Vincent, mon frère mort-vivant - Au pays des Ombres Vincent, mon frère mort-vivant

A vec Vincent, les limites de la bêtise ont été dépassées. Simplet de son vivant, Vincent l'est resté après sa mort, si bien qu'il n'a pas encore tout à fait saisi le tragique de sa situation. Bref, Vincent est mort et il ne le sait pas ! Enfin, "tragique" est un bien grand mot et sa condition de mort-vivant, il faut reconnaître que ce grand idiot la vit assez bien. Doté du pouvoir d'ouvrir en grand les portes du royaume des morts, le gentil trépassé visite souvent le monde des vivants, à la plus grande joie de son jeune frère Antoine. Mais leurs jeux dans les allées du cimetière prendront bientôt fin avec la disparition brutale de Vincent. Seul indice auquel se raccrochera Antoine, une affiche Wanted, placardée dans tout le royaume des morts. Accompagné dans sa quête par Satan en personne, bien décidé à remettre un peu d'ordre dans son royaume, Antoine bravera mille dangers pour retrouver la trace de son frère.

Vincent, mon frère mort-vivant débute comme un récit psychologique: Antoine, gamin solitaire, s'est inventé, pense-t-on, un ami imaginaire sous les traits de son frère décédé. Puis, très vite, la trame bascule dans le conte fantasy. Jean-Marc Mathis nous présente une image assez inédite de l'au-delà, où les cow-boy terrassés par une méchante grippe errent à la recherche d'un dernier duel, où les médiocres, frustrés de leur vivant, profitent de l'éternité pour assouvir leur rêve de domination.

La quête de ce frère disparu est ici le fil rouge d'une pelote qui conduira Antoine, accompagné d'un Satan décidemment bien serviable, à travers l'étrangeté de ce monde. Et si le dénouement est un peu décevant, c'est tout oublier de la captivante aventure qui l'a précédé. Sans prétention, les auteurs nous offrent une lecture d'évasion, ce que la BD ne devrait jamais cesser d'être.

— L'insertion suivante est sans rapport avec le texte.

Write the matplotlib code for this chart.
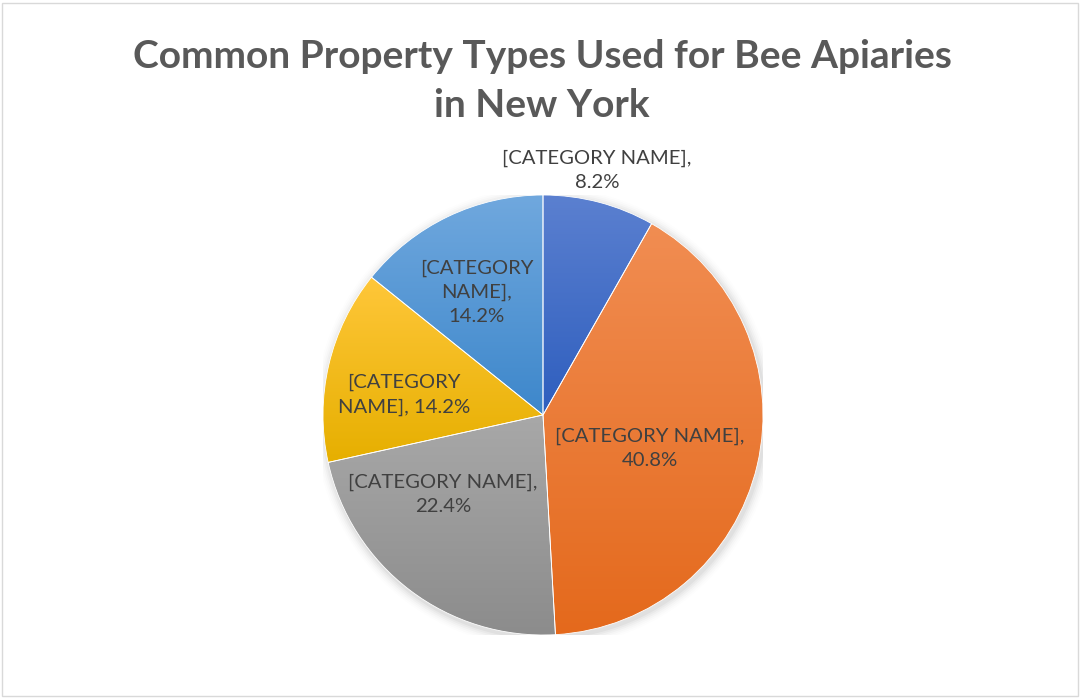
import numpy as np
import matplotlib
matplotlib.use("Agg")
import matplotlib.pyplot as plt
from matplotlib.colors import LinearSegmentedColormap
from matplotlib.patches import Rectangle, Circle

# ---- data ----
categories = ["[CATEGORY NAME]"] * 5
values = [8.2, 40.8, 22.4, 14.2, 14.2]
label_texts = ["[CATEGORY NAME],\n8.2%", "[CATEGORY NAME],\n40.8%",
               "[CATEGORY NAME],\n22.4%", "[CATEGORY\nNAME], 14.2%",
               "[CATEGORY\nNAME],\n14.2%"]

# ---- style ----
top_colors = ["#5B80D0", "#F18D52", "#A8A8A8", "#FFC73A", "#70A8DE"]
bot_colors = ["#2E5EBE", "#E4691C", "#8C8C8C", "#E6AF00", "#3D87CB"]
label_xy = [(0.245, 1.114), (0.486, -0.15), (-0.455, -0.359),
            (-0.632, 0.091), (-0.30, 0.559)]
title_font = "Lato"
label_font = "Lato"
txt_color = "#404040"

W, H = 1081, 698
fig = plt.figure(figsize=(W / 100, H / 100), dpi=100)
fig.patch.set_facecolor("white")
fig.add_artist(Rectangle((2 / W, 2 / H), 1 - 5 / W, 1 - 5 / H,
                         transform=fig.transFigure, fill=False,
                         edgecolor="#D9D9D9", linewidth=1.0))

cx, cy, r = 543, 415, 220
ax = fig.add_axes([(cx - r) / W, (H - cy - r) / H, 2 * r / W, 2 * r / H])
ax.set_xlim(-1, 1)
ax.set_ylim(-1, 1)
ax.axis("off")

# soft shadow
for i, a in enumerate(np.linspace(0.035, 0.006, 6)):
    ax.add_patch(Circle((0.008, -0.012), 1.0 + 0.008 * (i + 1), color="black",
                        alpha=a, zorder=0, linewidth=0))

wedges, _ = ax.pie(values, startangle=90, counterclock=False, radius=1,
                   normalize=True,
                   wedgeprops=dict(edgecolor="white", linewidth=0.6))

grad = np.linspace(0, 1, 256).reshape(-1, 1)
for w, c1, c2 in zip(wedges, top_colors, bot_colors):
    w.set_facecolor("none")
    w.set_zorder(3)
    ext = w.get_path().get_extents()
    cmap = LinearSegmentedColormap.from_list("g", [c1, c2])
    im = ax.imshow(grad, cmap=cmap, aspect="auto",
                   extent=(ext.x0, ext.x1, ext.y0, ext.y1),
                   origin="upper", zorder=2, interpolation="bilinear")
    im.set_clip_path(w)
ax.set_xlim(-1, 1)
ax.set_ylim(-1, 1)

for (x, y), t in zip(label_xy, label_texts):
    ax.text(x, y, t, ha="center", va="center", fontsize=14.6,
            family=label_font, color=txt_color, linespacing=1.5, zorder=5)

fig.text(542 / W, 1 - 81 / H, "Common Property Types Used for Bee Apiaries\nin New York",
         ha="center", va="center", fontsize=28, fontweight="bold",
         family=title_font, color="#595959", linespacing=1.48)

fig.savefig("out.png", dpi=100, facecolor="white")
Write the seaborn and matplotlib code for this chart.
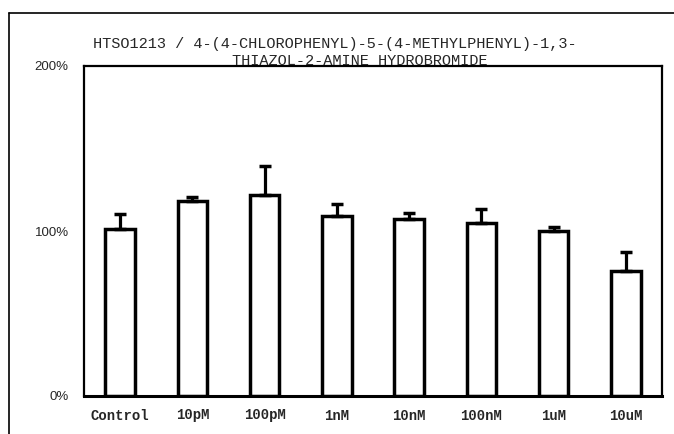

L'apparente simplicité du graphisme est sans doute l'un des points forts de l'album. Centré sur les personnages, au détriment parfois des décors, le découpage des planches compte néanmoins de belles trouvailles, comme cette chevauchée nocturne d'Antoine et du cow-boy qui, sous la lumière de l'éclair, révèlera la dizaine d'Ombres lancées à leur poursuite. Les pleines pages et les séquences de cases surdimensionnées donnent au dessin de Thierry Martin un rythme et une lisibilité qui viennent renforcer le plaisir de lecture. Visuellement, les personnages, leurs comportements, leur postures, sont trés réussis, à l'image d'un Satan fébrile et un rien maladroit, ou encore de Vincent, le frère mort-vivant, désarmant de naïveté, le visage barré d'un constant sourire. Les couleurs méritent également notre attention. Les gammes vives de verts pâles, de beiges et d'oranges mêlées aux rouges ocres illustrent assez bien le caractère mystérieux et instable de l'au-delà de Vincent.

La collection Latitudes accueille, une fois encore, un récit aux antipodes de la production habituelle de Soleil. Plus risqué car simplement moins stéréotypé, chaque album de la collection devient une carte blanche laissée aux mains d'auteurs aux univers bien singuliers. Avec Vincent, mon frère mort-vivant, on partage le plaisir qu'ont pu avoir Jean-Marc Mathis et Thierry Martin à exploiter le format et l'envergure de leur album.